§ **Task material**
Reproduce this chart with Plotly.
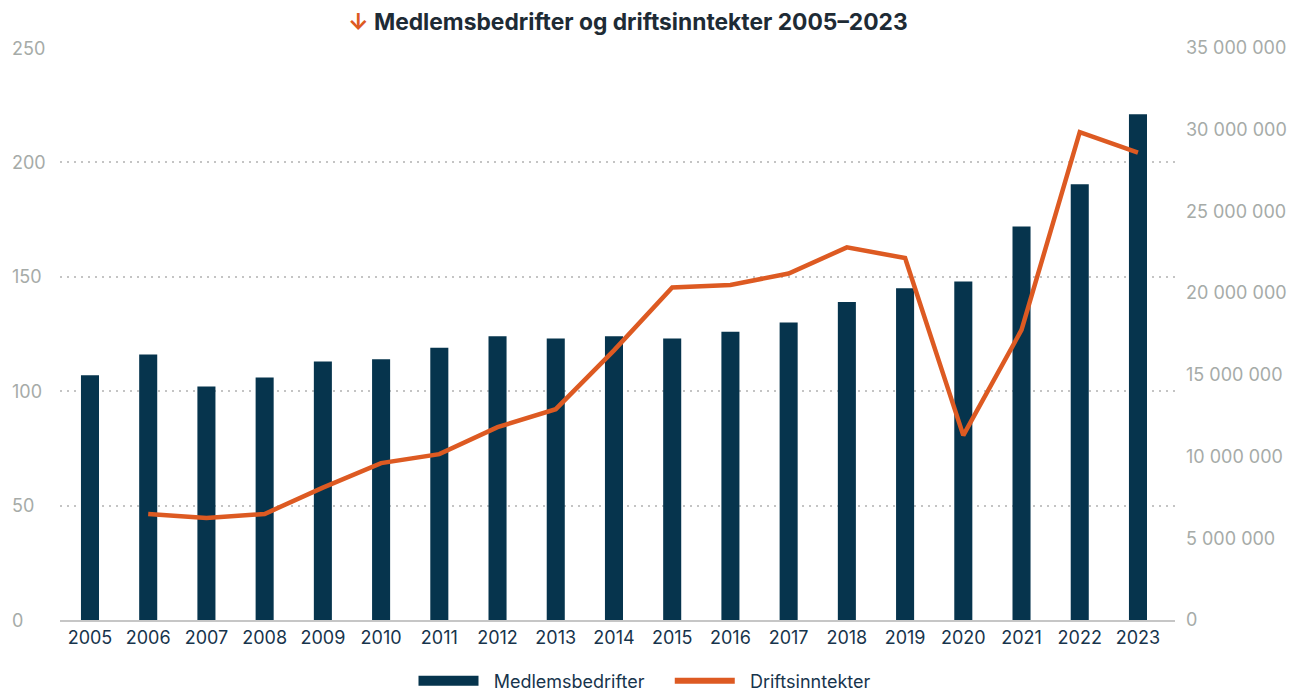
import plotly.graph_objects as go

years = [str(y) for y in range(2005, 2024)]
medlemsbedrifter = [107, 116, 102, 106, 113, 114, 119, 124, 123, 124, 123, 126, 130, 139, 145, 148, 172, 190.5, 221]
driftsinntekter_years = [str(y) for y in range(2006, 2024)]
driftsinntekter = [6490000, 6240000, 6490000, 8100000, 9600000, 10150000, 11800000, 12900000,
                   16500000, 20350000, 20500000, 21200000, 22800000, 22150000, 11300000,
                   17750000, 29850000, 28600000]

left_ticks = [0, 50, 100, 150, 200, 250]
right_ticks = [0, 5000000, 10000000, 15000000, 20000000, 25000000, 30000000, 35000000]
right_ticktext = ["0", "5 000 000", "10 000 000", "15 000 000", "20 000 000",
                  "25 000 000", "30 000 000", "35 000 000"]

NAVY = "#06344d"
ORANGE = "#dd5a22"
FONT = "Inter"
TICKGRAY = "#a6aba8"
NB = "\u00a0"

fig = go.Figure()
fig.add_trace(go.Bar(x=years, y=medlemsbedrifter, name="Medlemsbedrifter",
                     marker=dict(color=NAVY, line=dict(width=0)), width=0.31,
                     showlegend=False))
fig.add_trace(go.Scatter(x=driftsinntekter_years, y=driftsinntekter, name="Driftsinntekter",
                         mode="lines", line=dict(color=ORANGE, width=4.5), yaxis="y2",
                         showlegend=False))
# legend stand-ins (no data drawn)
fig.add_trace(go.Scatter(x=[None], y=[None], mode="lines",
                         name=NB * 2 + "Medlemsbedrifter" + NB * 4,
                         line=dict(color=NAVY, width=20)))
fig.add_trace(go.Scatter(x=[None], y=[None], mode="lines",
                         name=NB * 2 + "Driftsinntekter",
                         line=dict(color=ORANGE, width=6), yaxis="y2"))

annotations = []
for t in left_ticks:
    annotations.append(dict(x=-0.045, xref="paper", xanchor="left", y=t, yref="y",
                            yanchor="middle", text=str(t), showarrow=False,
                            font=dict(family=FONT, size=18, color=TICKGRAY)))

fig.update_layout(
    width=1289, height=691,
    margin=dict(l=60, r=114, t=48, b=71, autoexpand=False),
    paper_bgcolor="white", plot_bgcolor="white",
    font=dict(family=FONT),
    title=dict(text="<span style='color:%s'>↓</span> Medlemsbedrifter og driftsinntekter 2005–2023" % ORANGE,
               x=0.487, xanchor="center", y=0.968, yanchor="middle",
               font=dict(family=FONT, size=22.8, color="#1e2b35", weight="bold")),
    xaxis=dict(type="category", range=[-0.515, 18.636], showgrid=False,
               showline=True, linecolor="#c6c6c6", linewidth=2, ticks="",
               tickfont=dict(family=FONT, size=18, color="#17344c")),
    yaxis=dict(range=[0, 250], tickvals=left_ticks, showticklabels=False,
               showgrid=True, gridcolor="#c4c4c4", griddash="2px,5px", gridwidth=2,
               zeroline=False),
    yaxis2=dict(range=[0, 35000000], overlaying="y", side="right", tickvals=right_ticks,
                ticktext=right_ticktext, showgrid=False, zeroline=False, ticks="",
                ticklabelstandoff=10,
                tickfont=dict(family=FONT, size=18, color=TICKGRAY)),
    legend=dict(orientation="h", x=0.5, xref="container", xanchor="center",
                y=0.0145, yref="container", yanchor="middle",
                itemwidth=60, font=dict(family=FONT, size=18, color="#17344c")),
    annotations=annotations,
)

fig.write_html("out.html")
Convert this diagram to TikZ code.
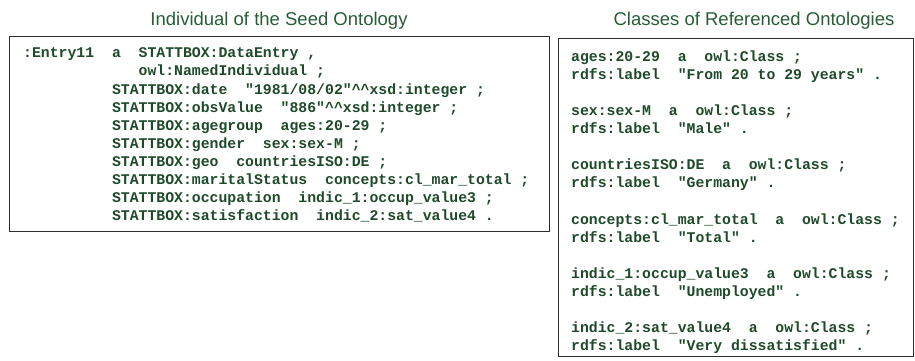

§ **Written exercise**
Respond with the number of lines containing "this" and no additional words.

§ **Task solution**
2